**What the task requires:** The required output consists solely of the lines from the top of the listing through the line containing "radius=262, y radius=272];", transcribed exactly.

**Dataset extract:**
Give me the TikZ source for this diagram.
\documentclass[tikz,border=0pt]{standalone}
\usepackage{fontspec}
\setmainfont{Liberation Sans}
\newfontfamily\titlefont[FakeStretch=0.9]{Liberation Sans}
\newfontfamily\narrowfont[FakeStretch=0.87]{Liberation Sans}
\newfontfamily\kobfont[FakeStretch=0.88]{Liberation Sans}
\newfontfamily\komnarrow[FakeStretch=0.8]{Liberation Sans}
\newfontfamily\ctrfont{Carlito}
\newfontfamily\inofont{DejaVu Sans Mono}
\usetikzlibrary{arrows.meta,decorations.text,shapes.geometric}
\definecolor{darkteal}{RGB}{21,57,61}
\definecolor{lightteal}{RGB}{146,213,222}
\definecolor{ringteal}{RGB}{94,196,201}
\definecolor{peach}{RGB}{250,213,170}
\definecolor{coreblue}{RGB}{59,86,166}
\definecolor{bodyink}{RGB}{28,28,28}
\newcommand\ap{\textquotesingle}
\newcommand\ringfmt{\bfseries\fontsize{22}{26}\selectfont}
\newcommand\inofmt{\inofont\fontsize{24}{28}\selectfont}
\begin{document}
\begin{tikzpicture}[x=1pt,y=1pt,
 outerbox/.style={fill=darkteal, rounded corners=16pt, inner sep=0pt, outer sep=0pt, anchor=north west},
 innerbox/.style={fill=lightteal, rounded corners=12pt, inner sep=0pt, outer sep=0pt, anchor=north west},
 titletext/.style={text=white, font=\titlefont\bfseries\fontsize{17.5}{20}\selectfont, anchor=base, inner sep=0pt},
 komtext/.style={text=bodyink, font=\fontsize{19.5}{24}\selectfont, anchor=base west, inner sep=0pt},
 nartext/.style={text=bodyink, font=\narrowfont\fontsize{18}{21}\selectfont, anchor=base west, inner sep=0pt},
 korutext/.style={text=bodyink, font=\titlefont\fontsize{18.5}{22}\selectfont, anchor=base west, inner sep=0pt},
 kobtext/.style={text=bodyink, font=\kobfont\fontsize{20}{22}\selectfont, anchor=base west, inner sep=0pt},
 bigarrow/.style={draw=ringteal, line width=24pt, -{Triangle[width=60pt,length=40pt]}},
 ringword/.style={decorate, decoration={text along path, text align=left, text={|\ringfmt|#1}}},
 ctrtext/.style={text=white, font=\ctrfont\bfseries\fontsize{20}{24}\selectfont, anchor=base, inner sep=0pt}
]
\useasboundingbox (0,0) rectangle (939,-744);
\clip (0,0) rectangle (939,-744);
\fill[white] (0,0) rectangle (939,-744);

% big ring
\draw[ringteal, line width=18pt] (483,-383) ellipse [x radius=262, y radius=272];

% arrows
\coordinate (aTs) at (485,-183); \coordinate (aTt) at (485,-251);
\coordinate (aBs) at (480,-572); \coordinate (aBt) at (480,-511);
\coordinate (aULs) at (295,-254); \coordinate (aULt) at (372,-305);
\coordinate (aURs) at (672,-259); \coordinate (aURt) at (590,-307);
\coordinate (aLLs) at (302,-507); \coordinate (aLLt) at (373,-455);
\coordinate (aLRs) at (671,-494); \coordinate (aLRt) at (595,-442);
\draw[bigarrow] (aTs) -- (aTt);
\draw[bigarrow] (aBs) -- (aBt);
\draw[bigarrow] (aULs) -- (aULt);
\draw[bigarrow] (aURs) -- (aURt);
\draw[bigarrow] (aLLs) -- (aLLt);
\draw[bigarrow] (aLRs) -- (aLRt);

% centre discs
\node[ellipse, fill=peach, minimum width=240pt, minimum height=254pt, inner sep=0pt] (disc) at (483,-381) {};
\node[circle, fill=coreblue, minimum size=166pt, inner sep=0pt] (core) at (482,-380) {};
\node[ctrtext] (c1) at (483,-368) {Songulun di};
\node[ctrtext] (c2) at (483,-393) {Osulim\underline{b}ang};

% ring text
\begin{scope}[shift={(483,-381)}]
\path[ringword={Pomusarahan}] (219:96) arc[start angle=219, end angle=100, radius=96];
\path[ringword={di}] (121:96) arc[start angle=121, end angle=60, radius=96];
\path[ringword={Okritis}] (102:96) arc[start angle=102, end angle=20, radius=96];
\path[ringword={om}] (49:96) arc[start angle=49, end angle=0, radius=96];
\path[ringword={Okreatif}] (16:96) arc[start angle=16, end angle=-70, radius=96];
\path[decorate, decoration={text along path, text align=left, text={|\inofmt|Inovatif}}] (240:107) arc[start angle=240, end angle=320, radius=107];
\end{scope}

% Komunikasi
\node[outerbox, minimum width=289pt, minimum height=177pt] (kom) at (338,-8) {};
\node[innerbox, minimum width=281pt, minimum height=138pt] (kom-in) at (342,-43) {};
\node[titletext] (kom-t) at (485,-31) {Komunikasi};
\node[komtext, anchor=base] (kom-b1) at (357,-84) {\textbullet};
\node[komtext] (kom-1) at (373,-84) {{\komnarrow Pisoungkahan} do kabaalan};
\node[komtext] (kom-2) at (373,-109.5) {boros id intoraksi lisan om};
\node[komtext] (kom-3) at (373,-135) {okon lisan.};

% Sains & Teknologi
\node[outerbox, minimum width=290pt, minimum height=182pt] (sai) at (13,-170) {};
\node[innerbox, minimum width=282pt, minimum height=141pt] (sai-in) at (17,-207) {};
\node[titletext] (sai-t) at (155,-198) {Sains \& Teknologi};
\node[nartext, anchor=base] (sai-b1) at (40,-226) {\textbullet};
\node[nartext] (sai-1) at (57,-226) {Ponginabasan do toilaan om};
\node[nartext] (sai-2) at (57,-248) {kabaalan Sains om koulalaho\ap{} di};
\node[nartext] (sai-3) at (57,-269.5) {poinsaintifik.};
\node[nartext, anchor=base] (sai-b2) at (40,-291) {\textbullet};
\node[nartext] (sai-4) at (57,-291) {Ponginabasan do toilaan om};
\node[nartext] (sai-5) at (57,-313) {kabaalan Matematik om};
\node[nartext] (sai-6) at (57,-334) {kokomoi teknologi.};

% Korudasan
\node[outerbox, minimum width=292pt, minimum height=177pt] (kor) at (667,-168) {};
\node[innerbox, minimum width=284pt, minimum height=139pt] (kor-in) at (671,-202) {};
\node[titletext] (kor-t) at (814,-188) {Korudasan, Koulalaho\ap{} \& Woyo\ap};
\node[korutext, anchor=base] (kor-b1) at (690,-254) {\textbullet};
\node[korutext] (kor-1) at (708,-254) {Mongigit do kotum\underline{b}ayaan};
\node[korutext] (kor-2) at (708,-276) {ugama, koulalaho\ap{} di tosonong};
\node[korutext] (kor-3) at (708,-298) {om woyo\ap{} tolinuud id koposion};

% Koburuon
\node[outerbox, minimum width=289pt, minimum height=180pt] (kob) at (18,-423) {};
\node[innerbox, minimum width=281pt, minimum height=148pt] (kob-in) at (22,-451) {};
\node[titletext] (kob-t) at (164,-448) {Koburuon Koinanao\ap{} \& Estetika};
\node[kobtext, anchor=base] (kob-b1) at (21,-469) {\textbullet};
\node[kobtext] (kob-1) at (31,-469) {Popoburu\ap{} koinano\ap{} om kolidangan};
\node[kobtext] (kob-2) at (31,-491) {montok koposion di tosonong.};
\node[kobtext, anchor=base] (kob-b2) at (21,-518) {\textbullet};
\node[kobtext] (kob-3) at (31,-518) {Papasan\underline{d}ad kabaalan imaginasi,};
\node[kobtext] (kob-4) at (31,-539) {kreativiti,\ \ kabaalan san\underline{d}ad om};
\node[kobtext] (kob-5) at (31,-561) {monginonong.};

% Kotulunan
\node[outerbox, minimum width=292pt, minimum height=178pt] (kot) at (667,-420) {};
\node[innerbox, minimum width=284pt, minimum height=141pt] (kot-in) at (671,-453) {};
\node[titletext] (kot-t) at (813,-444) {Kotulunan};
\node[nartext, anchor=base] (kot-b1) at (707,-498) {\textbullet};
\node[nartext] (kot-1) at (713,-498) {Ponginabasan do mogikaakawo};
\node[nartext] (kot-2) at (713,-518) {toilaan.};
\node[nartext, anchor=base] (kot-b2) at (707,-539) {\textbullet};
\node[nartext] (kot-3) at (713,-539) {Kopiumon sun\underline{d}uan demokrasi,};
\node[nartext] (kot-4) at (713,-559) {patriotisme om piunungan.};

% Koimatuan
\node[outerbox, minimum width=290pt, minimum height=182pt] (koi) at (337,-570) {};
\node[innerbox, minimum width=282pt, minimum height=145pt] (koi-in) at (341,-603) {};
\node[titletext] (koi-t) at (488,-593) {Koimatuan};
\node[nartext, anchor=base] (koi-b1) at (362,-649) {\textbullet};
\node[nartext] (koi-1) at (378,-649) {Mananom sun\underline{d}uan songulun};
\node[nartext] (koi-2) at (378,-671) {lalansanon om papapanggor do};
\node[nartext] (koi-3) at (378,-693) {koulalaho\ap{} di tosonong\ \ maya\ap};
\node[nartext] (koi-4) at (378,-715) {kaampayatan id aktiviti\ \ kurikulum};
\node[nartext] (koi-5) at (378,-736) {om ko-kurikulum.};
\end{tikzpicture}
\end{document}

**Solution to the exercise:**
Give me the TikZ source for this diagram.
\documentclass[tikz,border=0pt]{standalone}
\usepackage{fontspec}
\setmainfont{Liberation Sans}
\newfontfamily\titlefont[FakeStretch=0.9]{Liberation Sans}
\newfontfamily\narrowfont[FakeStretch=0.87]{Liberation Sans}
\newfontfamily\kobfont[FakeStretch=0.88]{Liberation Sans}
\newfontfamily\komnarrow[FakeStretch=0.8]{Liberation Sans}
\newfontfamily\ctrfont{Carlito}
\newfontfamily\inofont{DejaVu Sans Mono}
\usetikzlibrary{arrows.meta,decorations.text,shapes.geometric}
\definecolor{darkteal}{RGB}{21,57,61}
\definecolor{lightteal}{RGB}{146,213,222}
\definecolor{ringteal}{RGB}{94,196,201}
\definecolor{peach}{RGB}{250,213,170}
\definecolor{coreblue}{RGB}{59,86,166}
\definecolor{bodyink}{RGB}{28,28,28}
\newcommand\ap{\textquotesingle}
\newcommand\ringfmt{\bfseries\fontsize{22}{26}\selectfont}
\newcommand\inofmt{\inofont\fontsize{24}{28}\selectfont}
\begin{document}
\begin{tikzpicture}[x=1pt,y=1pt,
 outerbox/.style={fill=darkteal, rounded corners=16pt, inner sep=0pt, outer sep=0pt, anchor=north west},
 innerbox/.style={fill=lightteal, rounded corners=12pt, inner sep=0pt, outer sep=0pt, anchor=north west},
 titletext/.style={text=white, font=\titlefont\bfseries\fontsize{17.5}{20}\selectfont, anchor=base, inner sep=0pt},
 komtext/.style={text=bodyink, font=\fontsize{19.5}{24}\selectfont, anchor=base west, inner sep=0pt},
 nartext/.style={text=bodyink, font=\narrowfont\fontsize{18}{21}\selectfont, anchor=base west, inner sep=0pt},
 korutext/.style={text=bodyink, font=\titlefont\fontsize{18.5}{22}\selectfont, anchor=base west, inner sep=0pt},
 kobtext/.style={text=bodyink, font=\kobfont\fontsize{20}{22}\selectfont, anchor=base west, inner sep=0pt},
 bigarrow/.style={draw=ringteal, line width=24pt, -{Triangle[width=60pt,length=40pt]}},
 ringword/.style={decorate, decoration={text along path, text align=left, text={|\ringfmt|#1}}},
 ctrtext/.style={text=white, font=\ctrfont\bfseries\fontsize{20}{24}\selectfont, anchor=base, inner sep=0pt}
]
\useasboundingbox (0,0) rectangle (939,-744);
\clip (0,0) rectangle (939,-744);
\fill[white] (0,0) rectangle (939,-744);

% big ring
\draw[ringteal, line width=18pt] (483,-383) ellipse [x radius=262, y radius=272];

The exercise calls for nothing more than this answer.